Directive - All lines below must be repeated exactly, with the pictures omitted.

═══ Dataset section

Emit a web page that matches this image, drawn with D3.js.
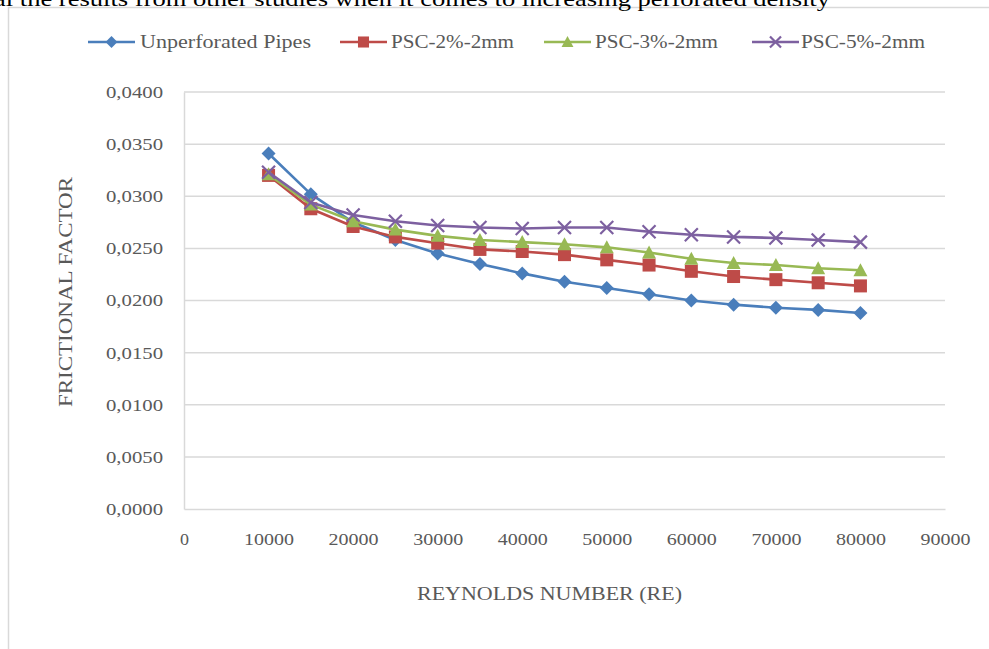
<!DOCTYPE html>
<html>
<head>
<meta charset="utf-8">
<script src="https://cdn.jsdelivr.net/npm/d3@7"></script>
<style>
  html, body { margin: 0; padding: 0; background: #fff; }
  svg { display: block; }
  text { font-family: "Liberation Serif", "Times New Roman", serif; fill: #595959; }
</style>
</head>
<body>
<svg id="chart" width="989" height="649"></svg>
<script>
const reynolds = [10000, 15000, 20000, 25000, 30000, 35000, 40000, 45000, 50000, 55000, 60000, 65000, 70000, 75000, 80000];
const unperforated = [0.0341, 0.0302, 0.0275, 0.0258, 0.0245, 0.0235, 0.0226, 0.0218, 0.0212, 0.0206, 0.0200, 0.0196, 0.0193, 0.0191, 0.0188];
const psc2 = [0.0320, 0.0288, 0.0271, 0.0261, 0.0255, 0.0249, 0.0247, 0.0244, 0.0239, 0.0234, 0.0228, 0.0223, 0.0220, 0.0217, 0.0214];
const psc3 = [0.0321, 0.0292, 0.0276, 0.0268, 0.0262, 0.0258, 0.0256, 0.0254, 0.0251, 0.0246, 0.0240, 0.0236, 0.0234, 0.0231, 0.0229];
const psc5 = [0.0323, 0.0294, 0.0282, 0.0276, 0.0272, 0.0270, 0.0269, 0.0270, 0.0270, 0.0266, 0.0263, 0.0261, 0.0260, 0.0258, 0.0256];
const seriesNames = ["Unperforated Pipes", "PSC-2%-2mm", "PSC-3%-2mm", "PSC-5%-2mm"];
const xTicks = [0, 10000, 20000, 30000, 40000, 50000, 60000, 70000, 80000, 90000];
const yTicks = [0, 0.005, 0.010, 0.015, 0.020, 0.025, 0.030, 0.035, 0.040];
const xTitle = "REYNOLDS NUMBER (RE)";
const yTitle = "FRICTIONAL FACTOR";
const topText = "al the results from other studies when it comes to increasing perforated density";

const series = [
  { name: seriesNames[0], values: unperforated, color: "#4a7ebb", marker: "diamond" },
  { name: seriesNames[1], values: psc2, color: "#be4b48", marker: "square" },
  { name: seriesNames[2], values: psc3, color: "#98b954", marker: "triangle" },
  { name: seriesNames[3], values: psc5, color: "#7d60a0", marker: "x" }
];

const svg = d3.select("#chart");
const plot = { left: 184, right: 945, top: 92, bottom: 509 };

const x = d3.scaleLinear().domain([0, 90000]).range([plot.left, plot.right]);
const y = d3.scaleLinear().domain([0, 0.04]).range([plot.bottom, plot.top]);

// chart frame
svg.append("rect")
  .attr("x", 8.5).attr("y", 7.5).attr("width", 1000).attr("height", 700)
  .attr("fill", "#fff").attr("stroke", "#d9d9d9").attr("stroke-width", 1.5);

// cut-off text at top (page text above the chart)
svg.append("text")
  .attr("x", -6).attr("y", 6)
  .attr("font-size", 21)
  .style("fill", "#000")
  .attr("textLength", 836).attr("lengthAdjust", "spacingAndGlyphs")
  .text(topText);

// gridlines
svg.append("g").selectAll("line").data(yTicks.filter(d => d > 0)).join("line")
  .attr("x1", plot.left).attr("x2", plot.right)
  .attr("y1", d => y(d)).attr("y2", d => y(d))
  .attr("stroke", "#d9d9d9").attr("stroke-width", 1.5);

// axes
const yAxis = d3.axisLeft(y).tickValues(yTicks).tickSize(0).tickPadding(21)
  .tickFormat(d => d3.format(".4f")(d).replace(".", ","));
const gy = svg.append("g").attr("transform", `translate(${plot.left},0)`).call(yAxis);
gy.select(".domain").attr("stroke", "#d9d9d9").attr("stroke-width", 1.5);
gy.selectAll("text").attr("font-size", 17).style("font-family", "'Liberation Serif', serif").style("fill", "#595959")
  .attr("textLength", 57).attr("lengthAdjust", "spacingAndGlyphs");

const xAxis = d3.axisBottom(x).tickValues(xTicks).tickSize(0).tickPadding(24)
  .tickFormat(d => String(d));
const gx = svg.append("g").attr("transform", `translate(0,${plot.bottom})`).call(xAxis);
gx.select(".domain").attr("stroke", "#d9d9d9").attr("stroke-width", 1.5);
gx.selectAll("text").attr("font-size", 17).style("font-family", "'Liberation Serif', serif").style("fill", "#595959")
  .attr("textLength", d => d === 0 ? 9 : 50).attr("lengthAdjust", "spacingAndGlyphs");

// axis titles
svg.append("text")
  .attr("x", 549.5).attr("y", 600)
  .attr("text-anchor", "middle").attr("font-size", 18)
  .attr("textLength", 265).attr("lengthAdjust", "spacingAndGlyphs")
  .text(xTitle);

svg.append("text")
  .attr("transform", "translate(72,292) rotate(-90)")
  .attr("text-anchor", "middle").attr("font-size", 18)
  .attr("textLength", 230).attr("lengthAdjust", "spacingAndGlyphs")
  .text(yTitle);

// marker drawing
function drawMarker(g, type, color, cx, cy, k) {
  if (type === "diamond") {
    const h = 7 * k;
    g.append("path").attr("d", `M${cx},${cy - h}L${cx + h},${cy}L${cx},${cy + h}L${cx - h},${cy}Z`).attr("fill", color);
  } else if (type === "square") {
    const h = 6.5 * k;
    g.append("rect").attr("x", cx - h).attr("y", cy - h).attr("width", 2 * h).attr("height", 2 * h).attr("fill", color);
  } else if (type === "triangle") {
    const h = 7 * k;
    g.append("path").attr("d", `M${cx},${cy - h}L${cx + h},${cy + h * 0.85}L${cx - h},${cy + h * 0.85}Z`).attr("fill", color);
  } else if (type === "x") {
    const h = 6.5 * k;
    g.append("path").attr("d", `M${cx - h},${cy - h}L${cx + h},${cy + h}M${cx - h},${cy + h}L${cx + h},${cy - h}`)
      .attr("stroke", color).attr("stroke-width", 2.2).attr("fill", "none");
  }
}

const line = d3.line().x(d => x(d[0])).y(d => y(d[1]));

series.forEach(s => {
  const pts = reynolds.map((r, i) => [r, s.values[i]]);
  const g = svg.append("g");
  g.append("path").datum(pts).attr("d", line)
    .attr("fill", "none").attr("stroke", s.color).attr("stroke-width", 2.6).attr("stroke-linejoin", "round");
  pts.forEach(p => drawMarker(g, s.marker, s.color, x(p[0]), y(p[1]), 1));
});

// legend
const legendItems = [
  { x0: 88, tx: 140, tw: 171 },
  { x0: 340, tx: 391, tw: 123 },
  { x0: 544, tx: 595, tw: 123 },
  { x0: 752, tx: 801, tw: 124 }
];
series.forEach((s, i) => {
  const L = legendItems[i];
  const g = svg.append("g");
  const ly = 42;
  g.append("line").attr("x1", L.x0).attr("x2", L.x0 + 47).attr("y1", ly).attr("y2", ly)
    .attr("stroke", s.color).attr("stroke-width", 2.6);
  drawMarker(g, s.marker, s.color, L.x0 + 23.5, ly, 0.85);
  g.append("text").attr("x", L.tx).attr("y", ly + 6).attr("font-size", 18)
    .attr("textLength", L.tw).attr("lengthAdjust", "spacingAndGlyphs")
    .text(s.name);
});
</script>
</body>
</html>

══════

Correct output -
Emit a web page that matches this image, drawn with D3.js.
<!DOCTYPE html>
<html>
<head>
<meta charset="utf-8">
<script src="https://cdn.jsdelivr.net/npm/d3@7"></script>
<style>
  html, body { margin: 0; padding: 0; background: #fff; }
  svg { display: block; }
  text { font-family: "Liberation Serif", "Times New Roman", serif; fill: #595959; }
</style>
</head>
<body>
<svg id="chart" width="989" height="649"></svg>
<script>
const reynolds = [10000, 15000, 20000, 25000, 30000, 35000, 40000, 45000, 50000, 55000, 60000, 65000, 70000, 75000, 80000];
const unperforated = [0.0341, 0.0302, 0.0275, 0.0258, 0.0245, 0.0235, 0.0226, 0.0218, 0.0212, 0.0206, 0.0200, 0.0196, 0.0193, 0.0191, 0.0188];
const psc2 = [0.0320, 0.0288, 0.0271, 0.0261, 0.0255, 0.0249, 0.0247, 0.0244, 0.0239, 0.0234, 0.0228, 0.0223, 0.0220, 0.0217, 0.0214];
const psc3 = [0.0321, 0.0292, 0.0276, 0.0268, 0.0262, 0.0258, 0.0256, 0.0254, 0.0251, 0.0246, 0.0240, 0.0236, 0.0234, 0.0231, 0.0229];
const psc5 = [0.0323, 0.0294, 0.0282, 0.0276, 0.0272, 0.0270, 0.0269, 0.0270, 0.0270, 0.0266, 0.0263, 0.0261, 0.0260, 0.0258, 0.0256];
const seriesNames = ["Unperforated Pipes", "PSC-2%-2mm", "PSC-3%-2mm", "PSC-5%-2mm"];
const xTicks = [0, 10000, 20000, 30000, 40000, 50000, 60000, 70000, 80000, 90000];
const yTicks = [0, 0.005, 0.010, 0.015, 0.020, 0.025, 0.030, 0.035, 0.040];
const xTitle = "REYNOLDS NUMBER (RE)";
const yTitle = "FRICTIONAL FACTOR";
const topText = "al the results from other studies when it comes to increasing perforated density";

const series = [
  { name: seriesNames[0], values: unperforated, color: "#4a7ebb", marker: "diamond" },
  { name: seriesNames[1], values: psc2, color: "#be4b48", marker: "square" },
  { name: seriesNames[2], values: psc3, color: "#98b954", marker: "triangle" },
  { name: seriesNames[3], values: psc5, color: "#7d60a0", marker: "x" }
];

const svg = d3.select("#chart");
const plot = { left: 184, right: 945, top: 92, bottom: 509 };

const x = d3.scaleLinear().domain([0, 90000]).range([plot.left, plot.right]);
const y = d3.scaleLinear().domain([0, 0.04]).range([plot.bottom, plot.top]);

// chart frame
svg.append("rect")
  .attr("x", 8.5).attr("y", 7.5).attr("width", 1000).attr("height", 700)
  .attr("fill", "#fff").attr("stroke", "#d9d9d9").attr("stroke-width", 1.5);

// cut-off text at top (page text above the chart)
svg.append("text")
  .attr("x", -6).attr("y", 6)
  .attr("font-size", 21)
  .style("fill", "#000")
  .attr("textLength", 836).attr("lengthAdjust", "spacingAndGlyphs")
  .text(topText);

// gridlines
svg.append("g").selectAll("line").data(yTicks.filter(d => d > 0)).join("line")
  .attr("x1", plot.left).attr("x2", plot.right)
  .attr("y1", d => y(d)).attr("y2", d => y(d))
  .attr("stroke", "#d9d9d9").attr("stroke-width", 1.5);

// axes
const yAxis = d3.axisLeft(y).tickValues(yTicks).tickSize(0).tickPadding(21)
  .tickFormat(d => d3.format(".4f")(d).replace(".", ","));
const gy = svg.append("g").attr("transform", `translate(${plot.left},0)`).call(yAxis);
gy.select(".domain").attr("stroke", "#d9d9d9").attr("stroke-width", 1.5);
gy.selectAll("text").attr("font-size", 17).style("font-family", "'Liberation Serif', serif").style("fill", "#595959")
  .attr("textLength", 57).attr("lengthAdjust", "spacingAndGlyphs");

const xAxis = d3.axisBottom(x).tickValues(xTicks).tickSize(0).tickPadding(24)
  .tickFormat(d => String(d));
const gx = svg.append("g").attr("transform", `translate(0,${plot.bottom})`).call(xAxis);
gx.select(".domain").attr("stroke", "#d9d9d9").attr("stroke-width", 1.5);
gx.selectAll("text").attr("font-size", 17).style("font-family", "'Liberation Serif', serif").style("fill", "#595959")
  .attr("textLength", d => d === 0 ? 9 : 50).attr("lengthAdjust", "spacingAndGlyphs");

// axis titles
svg.append("text")
  .attr("x", 549.5).attr("y", 600)
  .attr("text-anchor", "middle").attr("font-size", 18)
  .attr("textLength", 265).attr("lengthAdjust", "spacingAndGlyphs")
  .text(xTitle);

svg.append("text")
  .attr("transform", "translate(72,292) rotate(-90)")
  .attr("text-anchor", "middle").attr("font-size", 18)
  .attr("textLength", 230).attr("lengthAdjust", "spacingAndGlyphs")
  .text(yTitle);

// marker drawing
function drawMarker(g, type, color, cx, cy, k) {
  if (type === "diamond") {
    const h = 7 * k;
    g.append("path").attr("d", `M${cx},${cy - h}L${cx + h},${cy}L${cx},${cy + h}L${cx - h},${cy}Z`).attr("fill", color);
  } else if (type === "square") {
    const h = 6.5 * k;
    g.append("rect").attr("x", cx - h).attr("y", cy - h).attr("width", 2 * h).attr("height", 2 * h).attr("fill", color);
  } else if (type === "triangle") {
    const h = 7 * k;
    g.append("path").attr("d", `M${cx},${cy - h}L${cx + h},${cy + h * 0.85}L${cx - h},${cy + h * 0.85}Z`).attr("fill", color);
  } else if (type === "x") {
    const h = 6.5 * k;
    g.append("path").attr("d", `M${cx - h},${cy - h}L${cx + h},${cy + h}M${cx - h},${cy + h}L${cx + h},${cy - h}`)
      .attr("stroke", color).attr("stroke-width", 2.2).attr("fill", "none");
  }
}

const line = d3.line().x(d => x(d[0])).y(d => y(d[1]));

series.forEach(s => {
  const pts = reynolds.map((r, i) => [r, s.values[i]]);
  const g = svg.append("g");
  g.append("path").datum(pts).attr("d", line)
    .attr("fill", "none").attr("stroke", s.color).attr("stroke-width", 2.6).attr("stroke-linejoin", "round");
  pts.forEach(p => drawMarker(g, s.marker, s.color, x(p[0]), y(p[1]), 1));
});

// legend
const legendItems = [
  { x0: 88, tx: 140, tw: 171 },
  { x0: 340, tx: 391, tw: 123 },
  { x0: 544, tx: 595, tw: 123 },
  { x0: 752, tx: 801, tw: 124 }
];
series.forEach((s, i) => {
  const L = legendItems[i];
  const g = svg.append("g");
  const ly = 42;
  g.append("line").attr("x1", L.x0).attr("x2", L.x0 + 47).attr("y1", ly).attr("y2", ly)
    .attr("stroke", s.color).attr("stroke-width", 2.6);
  drawMarker(g, s.marker, s.color, L.x0 + 23.5, ly, 0.85);
  g.append("text").attr("x", L.tx).attr("y", ly + 6).attr("font-size", 18)
    .attr("textLength", L.tw).attr("lengthAdjust", "spacingAndGlyphs")
    .text(s.name);
});
</script>
</body>
</html>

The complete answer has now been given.